My second post in a week? Who would have bet on this? I’ll even make this a substantive post about my recent work on Courant, how exciting!

Last week, I committed to Courant for the first time in a long time. To the outside, it looked like Courant went a bit dormant over the summer. I won’t deny that we slowed down, but we (mostly Max) didn’t stop completely. Work continued on the Yale Daily News templates, which don’t show up in the public repository, and more important we did a lot of speccing, discussing and planning for the features we want to implement.

One of the major ones is mobile. Mobile Internet access is clearly becoming more and more important, and we want to provide full-featured support for mobile experiences with Courant. The old version of the Yale Daily News site had a mobile site and a special site for the iPhone based on iUI. A long time ago, I began the work necessary to port them to Courant. Recently, they came up again, and Max and I discussed the best way for us to implement them.

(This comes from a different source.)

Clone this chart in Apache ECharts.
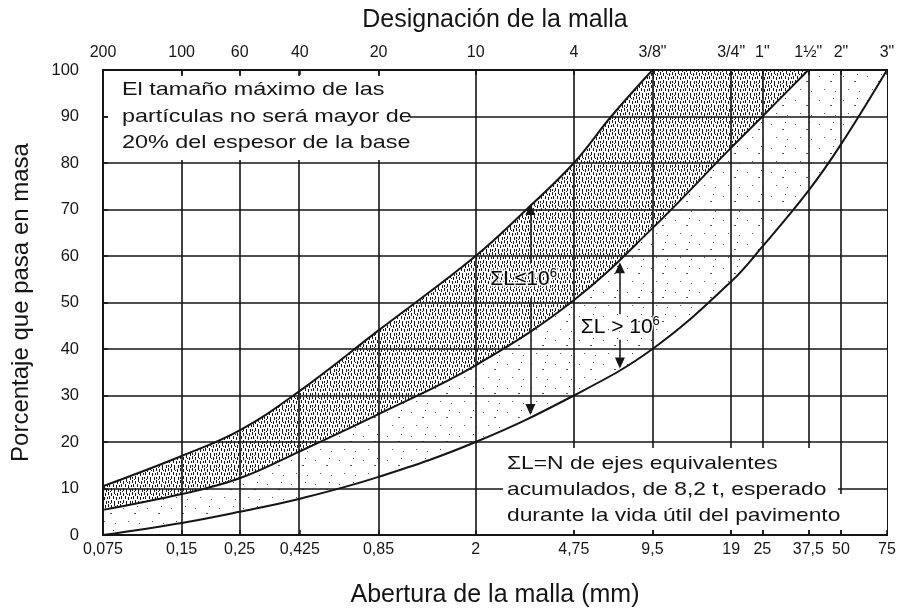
<!DOCTYPE html>
<html>
<head>
<meta charset="utf-8">
<script src="https://cdn.jsdelivr.net/npm/echarts@6/dist/echarts.min.js"></script>
<style>
html,body{margin:0;padding:0;background:#fff}
#chart{width:902px;height:613px}
</style>
</head>
<body>
<div id="chart"></div>
<script>
// aberturas de malla (mm) y designaciones
var sieveMm = [0.075, 0.15, 0.25, 0.425, 0.85, 2, 4.75, 9.5, 19, 25, 37.5, 50, 75];
var sieveMmLabels = ['0,075', '0,15', '0,25', '0,425', '0,85', '2', '4,75', '9,5', '19', '25', '37,5', '50', '75'];
var sieveNames = ['200', '100', '60', '40', '20', '10', '4', '3/8"', '3/4"', '1"', '1½"', '2"', '3"'];

// curva superior (% que pasa), hasta llegar a 100
var upperMm  = [0.075, 0.15, 0.25, 0.425, 0.85, 2, 3.13, 4.75, 6.6, 9.5];
var upperPct = [10.5, 17, 22.5, 31, 44, 60, 70, 80, 90, 100];
// curva intermedia
var middleMm  = [0.075, 0.15, 0.25, 0.425, 0.85, 2, 4.75, 9.5, 19, 25, 37.5];
var middlePct = [5.4, 8.8, 12.2, 18, 26, 36.5, 50.5, 66, 83.3, 90, 100];
// curva inferior
var lowerMm  = [0.075, 0.15, 0.25, 0.425, 0.85, 2, 4.75, 9.5, 19, 25, 37.5, 50, 75];
var lowerPct = [0, 2.6, 5, 7.8, 12.5, 20, 30, 40, 54.5, 62, 74, 84, 100];

// flechas y rotulos ΣL
var arrowLow  = [3.24, 70, 58.5, 51, 27];   // x, punta sup, corte sup, corte inf, punta inf
var arrowHigh = [7.13, 57.5, 47.5, 42, 37];
var labelLow  = [3.05, 55];
var labelHigh = [7.15, 44.7];

function pairs(xs, ys) {
	return xs.map(function (x, i) { return [x, ys[i]]; });
}
function nearestIndex(v) {
	var best = 0, d = Infinity;
	sieveMm.forEach(function (s, i) {
		var dd = Math.abs(Math.log(v) - Math.log(s));
		if (dd < d) { d = dd; best = i; }
	});
	return best;
}
function makePattern(size, marks, color, bg) {
	var c = document.createElement('canvas');
	c.width = c.height = size;
	var ctx = c.getContext('2d');
	if (bg) {
		ctx.fillStyle = bg;
		ctx.fillRect(0, 0, size, size);
	}
	ctx.fillStyle = color;
	marks.forEach(function (m) { ctx.fillRect(m[0], m[1], m[2], m[3]); });
	return c;
}

var darkDots = makePattern(12, [
	[0, 0, 1, 3], [3, 1, 1, 3], [6, 0, 1, 2], [9, 1, 1, 3], [1, 4, 1, 3], [11, 5, 1, 2],
	[5, 4, 1, 3], [8, 5, 1, 3], [3, 8, 1, 3], [6, 9, 1, 3], [10, 9, 1, 3], [0, 9, 1, 2],
	[7, 2, 1, 1], [2, 11, 1, 1]
], '#1a1a1a', null);
var lightDots = makePattern(24, [
	[3, 4, 1, 1], [14, 9, 2, 1], [8, 17, 1, 1], [19, 19, 1, 1], [17, 2, 1, 1]
], '#555', '#fff');

var font = 'Liberation Sans, Arial, Helvetica, sans-serif';
var ink = '#151515';

function arrowLines(a) {
	return [
		[{ coord: [a[0], a[2]] }, { coord: [a[0], a[1]] }],
		[{ coord: [a[0], a[3]] }, { coord: [a[0], a[4]] }]
	];
}

var option = {
	animation: false,
	backgroundColor: '#fff',
	grid: { left: 103, right: 15, top: 70, bottom: 76, show: true, borderColor: ink, borderWidth: 2 },
	xAxis: [
		{
			type: 'log', min: 0.075, max: 75, position: 'bottom', z: 10,
			name: 'Abertura de la malla (mm)', nameLocation: 'middle', nameGap: 48,
			nameTextStyle: { fontSize: 25, color: ink, fontFamily: font },
			axisLine: { show: true, lineStyle: { color: ink, width: 2 } },
			axisTick: { show: true, inside: true, length: 5, customValues: sieveMm, lineStyle: { color: ink, width: 1.5 } },
			axisLabel: {
				customValues: sieveMm, margin: 7, fontSize: 16, color: ink, fontFamily: font,
				formatter: function (v) { return sieveMmLabels[nearestIndex(v)]; }
			},
			splitLine: { show: false }, minorTick: { show: false }
		},
		{
			type: 'log', min: 0.075, max: 75, position: 'top', z: 10,
			name: 'Designación de la malla', nameLocation: 'middle', nameGap: 37,
			nameTextStyle: { fontSize: 25, color: ink, fontFamily: font },
			axisLine: { show: true, lineStyle: { color: ink, width: 2 } },
			axisTick: { show: true, inside: true, length: 5, customValues: sieveMm, lineStyle: { color: ink, width: 1.5 } },
			axisLabel: {
				customValues: sieveMm, margin: 9, fontSize: 16, color: ink, fontFamily: font,
				formatter: function (v) { return sieveNames[nearestIndex(v)]; }
			},
			splitLine: { show: false }
		}
	],
	yAxis: {
		type: 'value', min: 0, max: 100, interval: 10, z: 10,
		name: 'Porcentaje que pasa en masa', nameLocation: 'middle', nameGap: 70,
		nameTextStyle: { fontSize: 24, color: ink, fontFamily: font },
		axisLine: { show: true, lineStyle: { color: ink, width: 2 } },
		axisTick: { show: true, inside: true, length: 5, lineStyle: { color: ink, width: 1.5 } },
		axisLabel: { margin: 24, fontSize: 16.5, color: ink, fontFamily: font },
		splitLine: { show: true, lineStyle: { color: ink, width: 1.6 } }
	},
	series: [
		{
			name: 'superior', type: 'line', smooth: 0.4, symbol: 'none', z: 2,
			data: pairs(upperMm, upperPct),
			lineStyle: { color: ink, width: 2 },
			areaStyle: { origin: 'start', color: { image: darkDots, repeat: 'repeat' }, opacity: 1 }
		},
		{
			// tramo en 100 % despues de la curva superior
			name: 'superior-100', type: 'line', symbol: 'none', z: 2,
			data: pairs([upperMm[upperMm.length - 1], 75], [100, 100]),
			lineStyle: { width: 0 },
			areaStyle: { origin: 'start', color: { image: darkDots, repeat: 'repeat' }, opacity: 1 }
		},
		{
			name: 'media', type: 'line', smooth: 0.4, symbol: 'none', z: 3,
			data: pairs(middleMm, middlePct),
			lineStyle: { color: ink, width: 2 },
			areaStyle: { origin: 'start', color: { image: lightDots, repeat: 'repeat' }, opacity: 1 }
		},
		{
			name: 'media-100', type: 'line', symbol: 'none', z: 3,
			data: pairs([middleMm[middleMm.length - 1], 75], [100, 100]),
			lineStyle: { width: 0 },
			areaStyle: { origin: 'start', color: { image: lightDots, repeat: 'repeat' }, opacity: 1 }
		},
		{
			name: 'inferior', type: 'line', smooth: 0.4, symbol: 'none', z: 4,
			data: pairs(lowerMm, lowerPct),
			lineStyle: { color: ink, width: 2 },
			areaStyle: { origin: 'start', color: '#fff', opacity: 1 },
			markLine: {
				silent: true, symbol: 'none', label: { show: false }, z: 5,
				lineStyle: { color: ink, width: 1.6, type: 'solid' },
				data: sieveMm.slice(1, -1).map(function (v) { return { xAxis: v }; })
			}
		},
		{
			name: 'rotulos', type: 'scatter', symbol: 'circle', symbolSize: 0, z: 8, silent: true,
			itemStyle: { color: ink },
			data: [
				{ value: labelLow, label: { formatter: '{t|ΣL≤10}{s|6}' } },
				{ value: labelHigh, label: { formatter: '{t|ΣL > 10}{s|6}' } }
			],
			label: {
				show: true, position: 'inside', color: ink, opacity: 1,
				fontSize: 21, fontFamily: font,
				rich: {
					t: { fontSize: 21, fontFamily: font, color: '#000', lineHeight: 24,
						textBorderColor: 'rgba(255,255,255,0.8)', textBorderWidth: 3 },
					s: { fontSize: 13, fontFamily: font, color: '#000', verticalAlign: 'top', lineHeight: 24,
						textBorderColor: 'rgba(255,255,255,0.8)', textBorderWidth: 3 }
				}
			},
			markLine: {
				silent: true, symbol: ['none', 'triangle'], symbolSize: [10, 11], z: 8,
				label: { show: false },
				lineStyle: { color: ink, width: 1.5, type: 'solid' },
				data: arrowLines(arrowLow).concat(arrowLines(arrowHigh))
			}
		}
	],
	graphic: [
		{ type: 'rect', x: 108, y: 76, shape: { width: 302, height: 84 }, style: { fill: '#fff' }, z: 50 },
		{
			type: 'text', x: 122, y: 77, scaleX: 1.23, z: 51,
			style: {
				text: 'El tamaño máximo de las\npartículas no será mayor de\n20% del espesor de la base',
				font: '19px ' + font, lineHeight: 26.5, fill: ink, verticalAlign: 'top'
			}
		},
		{ type: 'rect', x: 503, y: 448, shape: { width: 335, height: 82 }, style: { fill: '#fff' }, z: 50 },
		{ type: 'rect', x: 838, y: 494, shape: { width: 14, height: 36 }, style: { fill: '#fff' }, z: 50 },
		{
			type: 'text', x: 507, y: 451, scaleX: 1.2, z: 51,
			style: {
				text: 'ΣL=N de ejes equivalentes\nacumulados, de 8,2 t, esperado\ndurante la vida útil del pavimento',
				font: '19px ' + font, lineHeight: 26, fill: ink, verticalAlign: 'top'
			}
		}
	]
};

var chart = echarts.init(document.getElementById('chart'), null, { renderer: 'canvas' });
chart.setOption(option);
</script>
</body>
</html>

It is at this point that a critically important characteristic of Courant reared its head: our desire to be a platform. In all aspects, we’ve tried to create something flexible enough for all kinds of organizations to adapt and use. Max discussed this in theoretical terms in his post on registries, and we’ve put it into practice with the awesome get tag, search functionality, and more. And now we’re doing so with the new Headers app.

The Headers app allows sites to customize their display based on any HTTP header. HTTP headers are sent by the browser when it requests your page and include such things as user agent (type of browser – Firefox, IE, etc.), referrer (what page the browser is coming from, if any), and host (what domain the user is requesting). We allow you to vary your site based on any HTTP header, which allows for unlimited flexibility. Let me give you some examples.

  • Check the User Agent header to see if the browser is an iPhone and serve a special iPhone version of the site.
  • Check the Referrer header and see if the user came from Facebook and show them a special link to your Facebook app.
  • Check the Host header and show different templates for mobile.domain.com as opposed to your main domain.

Header rules provide many options for maximum flexibility. Let me give some examples:

  • Header rules can be limited to only take effect on certain domains. For example, the iPhone view can only show on iphone.domain.com, to allow users to see your full site at domain.com.
  • For each rule, you can define a list of template extensions to use. If the first one listed doesn’t exist, it will fall back through the rest of them and look for the first that does exist. For example, the iPhone header rule can check for a .iphone template. If none exists, it can use a .mobile template, and if that doesn’t exist, it can fall back to .html.
  • Finally, the header rule can set a context variable that can be checked in templates and used to show a special message. For example, a rule can check if a user came from Twitter and set a variable so templates can check {% if HEADER_VARS.from_twitter %} and show special content.

More details will be included in the forthcoming documentation.

The headers app is an important foundation layer for future work, including our mobile templates. Look for more commits in the future for headers and other parts of Courant!